Racconti di sport

Il mondiale di Fausto Coppi.

Settant'anni fa il trionfo dell'Airone.

Roma, 30 agosto 2023.

 

Domenica 30 agosto 1953, esattamente 70 anni fa, a Lugano, Canton Ticino-Svizzera, si corrono i Campionati del mondo di ciclismo su strada, edizione numero 26.

Anche se il Natale è ancora lontano, un paio di giorni prima i cinegiornali dell’epoca filmano una precoce bambina di cinque anni che legge una letterina dove chiede al suo papà di vincere una maglia iridata.

La piccina si chiama Marina ed è la figlia del Campionissimo Fausto Coppi e commuove un’Italia col fiato sospeso che vuole la vittoria del suo idolo.

Coppi sta per compiere 34 anni, un’età importante per un ciclista che ha vinto tutto ma a cui manca il titolo mondiale.

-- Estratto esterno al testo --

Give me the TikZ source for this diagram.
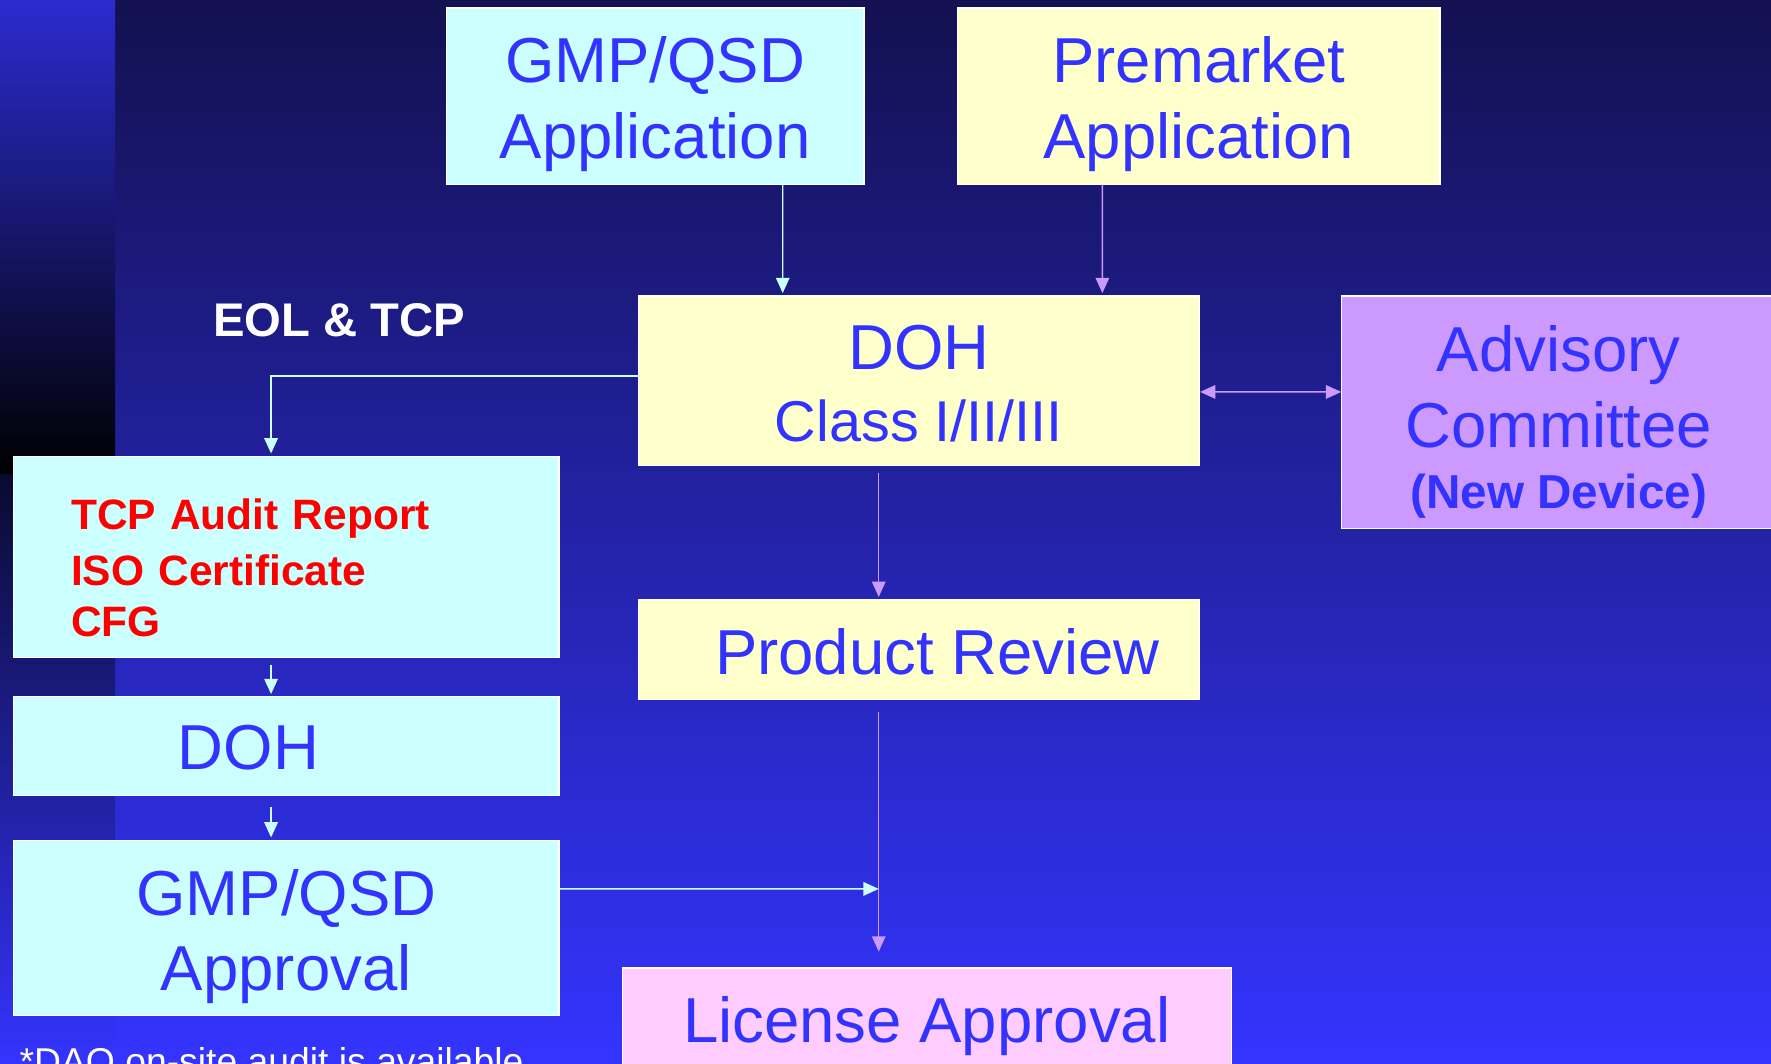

Il circuito di Lugano è di media difficoltà, circa 13,5 km. da ripetere venti volte per un totale di 270 km.

In mezzo al percorso c’è la salita della Crespera, una rampa di 1650 metri, con punte al 8% e che ripetuta per venti volte può diventare pesante.

Lugano viene presa d’assalto da carovane di italiani di tutte le età, chi in treno, chi in automobile, chi in torpedone, chi addirittura in vespa o lambretta o bicicletta.

Quasi tutti aprono le loro valigie improvvisando bivacchi con pane e salame, torte fatte in casa, fiaschi di vino, rimanendo comunque sobri in attesa del Grande Airone.

Il ciclismo, nei duri anni del dopoguerra, è di gran lunga lo sport più popolare del nostro Paese anche perché rispetto al calcio, rappresentato dal Grande Torino anche in ossequio alla sua tragica scomparsa, sono i Coppi, i Bartali, i Magni che ci sdoganano dallo scetticismo e dall’odio di mezza Europa.

Biagio Cavanna, il massaggiatore cieco mentore di Fausto, dopo averlo affiancato nel mese precedente nella meticolosa preparazione alla gara, gli prepara una borraccia di caffeina pura ed un’altra bibita con della stricnina.

A circa cento km. dal traguardo, dodicesimo giro, Coppi risponde ad un attacco di Bobet e Kubler; li raggiunge ed al culmine della Crespera li stacca mantenendo alla sua ruota il belga Derycke.

Il belga se ne guarda bene dal collaborare con Fausto per alternarsi nei cambi, sperando di giocarsi le sue possibilità in una volata.

<Dai tira, dammi un cambio>, gli urla Coppi ma Derycke fa finta di nulla e lo irride rispondendo:< Sei tu il Campionissimo, tira tu>.

A circa un giro un giro e mezzo dal termine l’Airone, sulla pendenza più dura della Crespera, scatta una, due, tre volte e pianta finalmente il succhiaruote belga.

Raphael Geminiani racconta a fine corsa, ad un giornalista dell’Equipe, lo scatto di Coppi: <Un razzo, non ho mai visto niente di simile>.

Nell’ultimo giro Coppi, ormai solo, dilata il suo vantaggio che al traguardo arriva a 6’22’’ su Derycke e a 7’33’’ sull’altro belga Ockers.

Il Campionissimo dunque conquista finalmente il titolo di Campione del Mondo.

E’ la certificazione dello status, nel ciclismo internazionale, del ruolo di Fausto dalla ripresa dell’attività sportiva dopo il conflitto mondiale.

Fausto Coppi ha soltanto bisogno della maglia iridata, per essere il tutto, suggellando un’era che si avvia ad un ciclismo moderno.

Tra le braccia di Biagio Cavanna si lascia andare alla commozione, come tredici anni prima quando, appena ventenne, vince il suo primo Giro d’Italia tra gli imminenti venti di guerra.

Un trionfo che Coppi coglie contro le avversità, forse anche contro se stesso, contro l’incapacità di essere normale nella vita di tutti i giorni e con, all’orizzonte, la storia turbolenta con Giulia Occhini, la Dama Bianca.

Cavanna, nella confusione dei festeggiamenti gli chiede preoccupato:< Fausto cosa c’è di vero?> e l’Airone di rimando:< Tutto, sono innamorato e stavolta voglio seguire i miei istinti. Non mi fermare Biagio>.